1965 – A resolution is signed for an immediate lump sum payment of $60,000 in consideration of the permanent loss of fishing and hunting revenue and other benefits derived from the use of the land, with a final settlement to be subject to further negotiations between the province and Indian Affairs.
1967 – Mill begins operating.
1986 – Pictou Landing First Nation begins action against the federal government for breach of fiduciary duty in the case of Boat Harbour.
1991 – The federal government agrees to negotiate a settlement with Pictou Landing. The province promises to abate the adverse effects of the wastewater when the agreement with Scott Maritimes expires in 1995.
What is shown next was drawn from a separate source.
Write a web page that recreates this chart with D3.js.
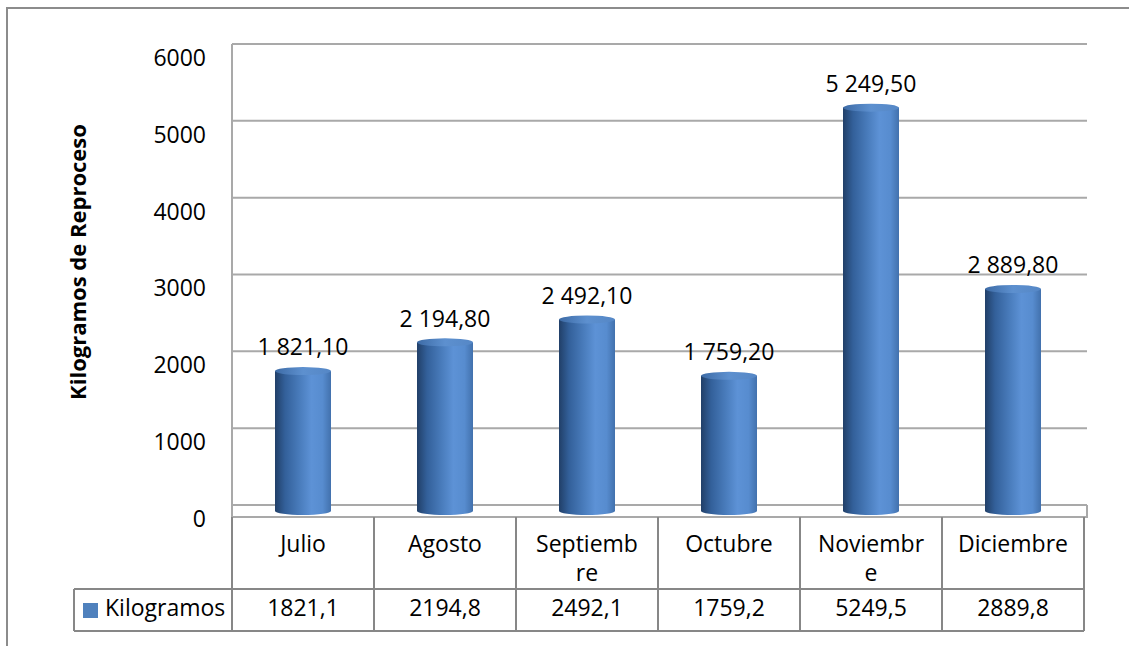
<!DOCTYPE html>
<html>
<head>
<meta charset="utf-8">
<script src="https://cdn.jsdelivr.net/npm/d3@7"></script>
<style>
  body { margin: 0; background: #fff; }
  text { font-family: "Open Sans", sans-serif; fill: #000; }
</style>
</head>
<body>
<script>
var categories = ["Julio", "Agosto", "Septiembre", "Octubre", "Noviembre", "Diciembre"];
var tickLabels = [["Julio"], ["Agosto"], ["Septiemb", "re"], ["Octubre"], ["Noviembr", "e"], ["Diciembre"]];
var values = [1821.1, 2194.8, 2492.1, 1759.2, 5249.5, 2889.8];
var yTicks = [0, 1000, 2000, 3000, 4000, 5000, 6000];
var seriesName = "Kilogramos";
var axisTitle = "Kilogramos de Reproceso";

var width = 1129,
    height = 646;
var fs = "23px";

var es = d3.formatLocale({ decimal: ",", thousands: "\u00a0", grouping: [3], currency: ["", ""] });
var labelFmt = es.format(",.2f");
var cellFmt = es.format(".1f");

var svg = d3.select("body").append("svg")
    .attr("width", width)
    .attr("height", height);

svg.append("rect").attr("width", width).attr("height", height).attr("fill", "#fff");

// outer chart border (only top and left are in view)
svg.append("path")
    .attr("d", "M7," + height + "V8H" + width)
    .attr("fill", "none")
    .attr("stroke", "#8c8c8c")
    .attr("stroke-width", 2);

var left = 232, right = 1087, tableRight = 1084;
var depth = 12;

// back wall scale, front (labels) and mid-depth (bars)
var y = d3.scaleLinear().domain([0, 6000]).range([505, 44]);
var yFront = y.copy().range([505 + 14, 44 + 14]);
var yMid = y.copy().range([505 + 6, 44 + 6]);

var x = d3.scaleBand().domain(categories).range([left, tableRight]).padding(0);

var grid = "#a9a9a9";

// gridlines on the back wall
svg.selectAll(".grid")
    .data(yTicks)
    .enter().append("line")
    .attr("x1", left).attr("x2", right)
    .attr("y1", function(d) { return y(d); })
    .attr("y2", function(d) { return y(d); })
    .attr("stroke", grid)
    .attr("stroke-width", 2);

// wall side + floor
svg.append("line").attr("x1", left).attr("x2", left).attr("y1", y(6000)).attr("y2", y(0) + depth)
    .attr("stroke", grid).attr("stroke-width", 2);
svg.append("path")
    .attr("d", "M" + left + "," + (y(0) + depth) + "H" + right + "V" + y(0))
    .attr("fill", "none").attr("stroke", grid).attr("stroke-width", 2);

// y axis labels
var yAxis = d3.axisLeft(yFront)
    .tickValues(yTicks)
    .tickSize(0)
    .tickPadding(0)
    .tickFormat(function(d) { return d; });

var ga = svg.append("g")
    .attr("transform", "translate(206,0)")
    .call(yAxis);
ga.select(".domain").remove();
ga.selectAll("text")
    .style("font-family", "'Open Sans', sans-serif")
    .style("font-size", fs)
    .attr("fill", "#000");

svg.append("text")
    .attr("transform", "translate(86,262) rotate(-90)")
    .attr("text-anchor", "middle")
    .style("font-size", "22px")
    .style("font-weight", "bold")
    .text(axisTitle);

// cylinder gradients
var defs = svg.append("defs");
var body = defs.append("linearGradient").attr("id", "cyl");
[["0%", "#213f68"], ["18%", "#33609a"], ["45%", "#4a7dbd"], ["65%", "#5d92d6"], ["85%", "#578ccf"], ["100%", "#4271ad"]]
    .forEach(function(s) { body.append("stop").attr("offset", s[0]).attr("stop-color", s[1]); });
var cap = defs.append("linearGradient").attr("id", "cap");
[["0%", "#3d6ba6"], ["50%", "#5d90cf"], ["100%", "#5587c6"]]
    .forEach(function(s) { cap.append("stop").attr("offset", s[0]).attr("stop-color", s[1]); });

var bw = 56, ry = 4;
var data = categories.map(function(c, i) { return { c: c, v: values[i] }; });

var bars = svg.selectAll(".bar")
    .data(data)
    .enter().append("g")
    .attr("class", "bar");

bars.append("ellipse")
    .attr("cx", function(d) { return x(d.c) + x.bandwidth() / 2; })
    .attr("cy", yMid(0))
    .attr("rx", bw / 2).attr("ry", ry)
    .attr("fill", "url(#cyl)");
bars.append("rect")
    .attr("x", function(d) { return x(d.c) + x.bandwidth() / 2 - bw / 2; })
    .attr("y", function(d) { return yMid(d.v); })
    .attr("width", bw)
    .attr("height", function(d) { return yMid(0) - yMid(d.v); })
    .attr("fill", "url(#cyl)");
bars.append("ellipse")
    .attr("cx", function(d) { return x(d.c) + x.bandwidth() / 2; })
    .attr("cy", function(d) { return yMid(d.v); })
    .attr("rx", bw / 2).attr("ry", ry)
    .attr("fill", "url(#cap)");

// data labels
svg.selectAll(".lbl")
    .data(data)
    .enter().append("text")
    .attr("x", function(d) { return x(d.c) + x.bandwidth() / 2; })
    .attr("y", function(d) { return yMid(d.v) - 22; })
    .attr("text-anchor", "middle")
    .attr("dominant-baseline", "middle")
    .style("font-size", fs)
    .text(function(d) { return labelFmt(d.v); });

// data table
var tTop = y(0) + depth, tMid = 589, tBot = 631, keyLeft = 74;
var tbl = svg.append("g").attr("stroke", "#878787").attr("stroke-width", 2).attr("fill", "none");
tbl.append("path").attr("d", "M" + keyLeft + "," + tMid + "H" + tableRight + "M" + keyLeft + "," + tBot + "H" + tableRight +
    "M" + keyLeft + "," + tMid + "V" + tBot);
tbl.selectAll(".vl")
    .data(categories.map(function(c) { return x(c); }).concat([tableRight]))
    .enter().append("line")
    .attr("x1", function(d) { return d; }).attr("x2", function(d) { return d; })
    .attr("y1", tTop).attr("y2", tBot);

svg.selectAll(".cat")
    .data(categories)
    .enter().append("text")
    .attr("x", function(d) { return x(d) + x.bandwidth() / 2; })
    .attr("text-anchor", "middle")
    .style("font-size", fs)
    .each(function(d, i) {
        var t = d3.select(this);
        tickLabels[i].forEach(function(line, j) {
            t.append("tspan")
                .attr("x", x(d) + x.bandwidth() / 2)
                .attr("y", 546 + j * 29)
                .attr("dominant-baseline", "middle")
                .text(line);
        });
    });

svg.selectAll(".cell")
    .data(data)
    .enter().append("text")
    .attr("x", function(d) { return x(d.c) + x.bandwidth() / 2; })
    .attr("y", (tMid + tBot) / 2)
    .attr("text-anchor", "middle")
    .attr("dominant-baseline", "middle")
    .style("font-size", fs)
    .text(function(d) { return cellFmt(d.v); });

svg.append("rect")
    .attr("x", 83).attr("y", 603)
    .attr("width", 15).attr("height", 15)
    .attr("fill", "#4f81bd");
svg.append("text")
    .attr("x", 105).attr("y", (tMid + tBot) / 2)
    .attr("dominant-baseline", "middle")
    .style("font-size", fs)
    .text(seriesName);
</script>
</body>
</html>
1993 – An agreement with the federal government is reached out of court. Pictou Landing First Nations is supposed to receive $35 million.
1995 – There is no alternative site identified by the time the Scott Maritime agreement expires; the province promises Boat Harbour will be closed by December 2005.
2000 – A study by Kimberly Clark shows the cost of building a replacement treatment facility will cost between $48-60 million. A plan is launched to build a pipeline directly to the channel instead.
2004 – Mill ownership is transferred to Neenah Paper.
2005 – The province and Neenah state that a pipeline is not feasible as it would not likely pass environmental assessment. They ask for an extension to December 2008.
2008 – Province agrees to extend licence after December 2008 on a month-to-month basis.
2008 – The business transfers to Northern Pulp. The province asks that Pictou Landing not protest the extension of the licence to Dec. 31, 2008, and promises not to extend it beyond that date without further consultation.
2008 – Band council chief writes to province advising them they will not agree to any further extensions.
2009 – The band council begins meeting with a negotiator, but meetings halt following the June 2009 provincial election. Talks don’t resume until September, when the current minister of transportation asks for time to study the issue.
2010 – Pictou Landing First Nations asks the province to terminate the licence, effective June 30. The date passes with no change.
2010 –A lawsuit is filed against the province and Northern Pulp.
2014 – An effluent leak in the pipeline near Indian Cross Point sparks a peaceful protest that seeks a commitment from the province for firm deadlines in finding a more suitable location for Northern Pulp’s effluent and the remediation of Boat Harbour. Agreement in principle signed by Pictou Landing First Nation chief and Minister of Environment.